Information shown –
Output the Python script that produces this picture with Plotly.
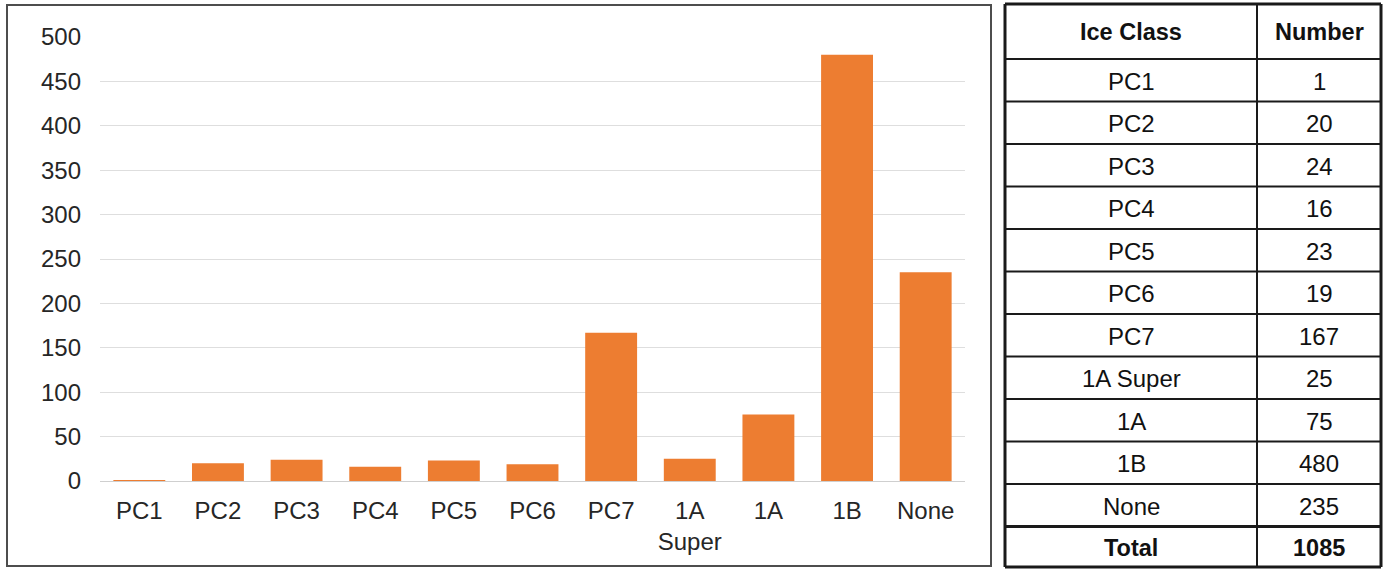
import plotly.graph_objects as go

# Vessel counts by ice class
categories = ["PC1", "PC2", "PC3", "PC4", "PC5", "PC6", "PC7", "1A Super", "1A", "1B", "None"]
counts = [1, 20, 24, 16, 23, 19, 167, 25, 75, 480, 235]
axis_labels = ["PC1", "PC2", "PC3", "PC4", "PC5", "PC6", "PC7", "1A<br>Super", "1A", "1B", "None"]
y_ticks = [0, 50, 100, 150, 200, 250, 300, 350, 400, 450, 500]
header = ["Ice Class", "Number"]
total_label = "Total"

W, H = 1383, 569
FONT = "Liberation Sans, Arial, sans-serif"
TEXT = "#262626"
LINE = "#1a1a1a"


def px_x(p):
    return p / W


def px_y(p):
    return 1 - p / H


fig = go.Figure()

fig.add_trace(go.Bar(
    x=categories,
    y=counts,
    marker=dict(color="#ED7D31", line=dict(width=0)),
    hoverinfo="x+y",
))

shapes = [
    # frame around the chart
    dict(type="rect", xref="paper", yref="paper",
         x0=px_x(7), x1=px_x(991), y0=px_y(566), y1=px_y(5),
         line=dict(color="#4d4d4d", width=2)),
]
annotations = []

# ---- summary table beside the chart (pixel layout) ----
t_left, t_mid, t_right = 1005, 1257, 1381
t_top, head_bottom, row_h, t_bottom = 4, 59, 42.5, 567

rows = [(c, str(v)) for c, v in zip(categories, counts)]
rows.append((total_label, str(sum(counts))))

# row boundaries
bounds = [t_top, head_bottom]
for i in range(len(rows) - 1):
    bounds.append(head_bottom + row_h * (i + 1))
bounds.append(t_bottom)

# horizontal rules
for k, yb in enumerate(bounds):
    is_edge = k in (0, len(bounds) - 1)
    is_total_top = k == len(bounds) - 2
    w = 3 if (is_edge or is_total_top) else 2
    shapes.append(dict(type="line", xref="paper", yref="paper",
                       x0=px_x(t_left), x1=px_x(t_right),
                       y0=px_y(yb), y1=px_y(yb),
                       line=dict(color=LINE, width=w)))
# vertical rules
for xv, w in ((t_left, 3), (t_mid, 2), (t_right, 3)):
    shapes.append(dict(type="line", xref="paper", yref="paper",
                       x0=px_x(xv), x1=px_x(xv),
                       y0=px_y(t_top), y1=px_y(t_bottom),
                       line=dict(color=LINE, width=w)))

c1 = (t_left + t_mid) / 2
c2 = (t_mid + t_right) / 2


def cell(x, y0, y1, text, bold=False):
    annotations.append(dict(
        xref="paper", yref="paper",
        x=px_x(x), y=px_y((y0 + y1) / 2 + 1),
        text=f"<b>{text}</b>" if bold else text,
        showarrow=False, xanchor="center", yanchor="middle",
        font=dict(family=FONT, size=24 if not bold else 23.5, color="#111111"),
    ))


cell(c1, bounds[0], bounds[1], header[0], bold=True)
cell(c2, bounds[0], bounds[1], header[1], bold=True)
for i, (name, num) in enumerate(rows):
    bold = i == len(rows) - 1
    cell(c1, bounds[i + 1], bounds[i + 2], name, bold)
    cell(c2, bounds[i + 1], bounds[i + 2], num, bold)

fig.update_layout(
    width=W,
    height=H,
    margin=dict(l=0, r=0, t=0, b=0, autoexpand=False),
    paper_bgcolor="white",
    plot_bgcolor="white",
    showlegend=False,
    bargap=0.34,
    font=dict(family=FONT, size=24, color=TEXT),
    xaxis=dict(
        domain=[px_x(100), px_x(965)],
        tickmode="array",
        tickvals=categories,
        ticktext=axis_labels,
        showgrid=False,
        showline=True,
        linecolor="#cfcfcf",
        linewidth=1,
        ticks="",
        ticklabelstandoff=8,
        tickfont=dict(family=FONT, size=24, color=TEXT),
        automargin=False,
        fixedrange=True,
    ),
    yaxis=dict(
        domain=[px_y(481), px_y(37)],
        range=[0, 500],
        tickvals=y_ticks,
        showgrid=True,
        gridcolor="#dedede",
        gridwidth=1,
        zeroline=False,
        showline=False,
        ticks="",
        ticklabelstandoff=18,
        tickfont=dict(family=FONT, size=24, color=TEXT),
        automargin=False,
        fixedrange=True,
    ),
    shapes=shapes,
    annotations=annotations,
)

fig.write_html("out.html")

Problem statement –
From the material above, reproduce everything verbatim except the pictures.

Result of this exercise –
Output the Python script that produces this picture with Plotly.
import plotly.graph_objects as go

# Vessel counts by ice class
categories = ["PC1", "PC2", "PC3", "PC4", "PC5", "PC6", "PC7", "1A Super", "1A", "1B", "None"]
counts = [1, 20, 24, 16, 23, 19, 167, 25, 75, 480, 235]
axis_labels = ["PC1", "PC2", "PC3", "PC4", "PC5", "PC6", "PC7", "1A<br>Super", "1A", "1B", "None"]
y_ticks = [0, 50, 100, 150, 200, 250, 300, 350, 400, 450, 500]
header = ["Ice Class", "Number"]
total_label = "Total"

W, H = 1383, 569
FONT = "Liberation Sans, Arial, sans-serif"
TEXT = "#262626"
LINE = "#1a1a1a"


def px_x(p):
    return p / W


def px_y(p):
    return 1 - p / H


fig = go.Figure()

fig.add_trace(go.Bar(
    x=categories,
    y=counts,
    marker=dict(color="#ED7D31", line=dict(width=0)),
    hoverinfo="x+y",
))

shapes = [
    # frame around the chart
    dict(type="rect", xref="paper", yref="paper",
         x0=px_x(7), x1=px_x(991), y0=px_y(566), y1=px_y(5),
         line=dict(color="#4d4d4d", width=2)),
]
annotations = []

# ---- summary table beside the chart (pixel layout) ----
t_left, t_mid, t_right = 1005, 1257, 1381
t_top, head_bottom, row_h, t_bottom = 4, 59, 42.5, 567

rows = [(c, str(v)) for c, v in zip(categories, counts)]
rows.append((total_label, str(sum(counts))))

# row boundaries
bounds = [t_top, head_bottom]
for i in range(len(rows) - 1):
    bounds.append(head_bottom + row_h * (i + 1))
bounds.append(t_bottom)

# horizontal rules
for k, yb in enumerate(bounds):
    is_edge = k in (0, len(bounds) - 1)
    is_total_top = k == len(bounds) - 2
    w = 3 if (is_edge or is_total_top) else 2
    shapes.append(dict(type="line", xref="paper", yref="paper",
                       x0=px_x(t_left), x1=px_x(t_right),
                       y0=px_y(yb), y1=px_y(yb),
                       line=dict(color=LINE, width=w)))
# vertical rules
for xv, w in ((t_left, 3), (t_mid, 2), (t_right, 3)):
    shapes.append(dict(type="line", xref="paper", yref="paper",
                       x0=px_x(xv), x1=px_x(xv),
                       y0=px_y(t_top), y1=px_y(t_bottom),
                       line=dict(color=LINE, width=w)))

c1 = (t_left + t_mid) / 2
c2 = (t_mid + t_right) / 2


def cell(x, y0, y1, text, bold=False):
    annotations.append(dict(
        xref="paper", yref="paper",
        x=px_x(x), y=px_y((y0 + y1) / 2 + 1),
        text=f"<b>{text}</b>" if bold else text,
        showarrow=False, xanchor="center", yanchor="middle",
        font=dict(family=FONT, size=24 if not bold else 23.5, color="#111111"),
    ))


cell(c1, bounds[0], bounds[1], header[0], bold=True)
cell(c2, bounds[0], bounds[1], header[1], bold=True)
for i, (name, num) in enumerate(rows):
    bold = i == len(rows) - 1
    cell(c1, bounds[i + 1], bounds[i + 2], name, bold)
    cell(c2, bounds[i + 1], bounds[i + 2], num, bold)

fig.update_layout(
    width=W,
    height=H,
    margin=dict(l=0, r=0, t=0, b=0, autoexpand=False),
    paper_bgcolor="white",
    plot_bgcolor="white",
    showlegend=False,
    bargap=0.34,
    font=dict(family=FONT, size=24, color=TEXT),
    xaxis=dict(
        domain=[px_x(100), px_x(965)],
        tickmode="array",
        tickvals=categories,
        ticktext=axis_labels,
        showgrid=False,
        showline=True,
        linecolor="#cfcfcf",
        linewidth=1,
        ticks="",
        ticklabelstandoff=8,
        tickfont=dict(family=FONT, size=24, color=TEXT),
        automargin=False,
        fixedrange=True,
    ),
    yaxis=dict(
        domain=[px_y(481), px_y(37)],
        range=[0, 500],
        tickvals=y_ticks,
        showgrid=True,
        gridcolor="#dedede",
        gridwidth=1,
        zeroline=False,
        showline=False,
        ticks="",
        ticklabelstandoff=18,
        tickfont=dict(family=FONT, size=24, color=TEXT),
        automargin=False,
        fixedrange=True,
    ),
    shapes=shapes,
    annotations=annotations,
)

fig.write_html("out.html")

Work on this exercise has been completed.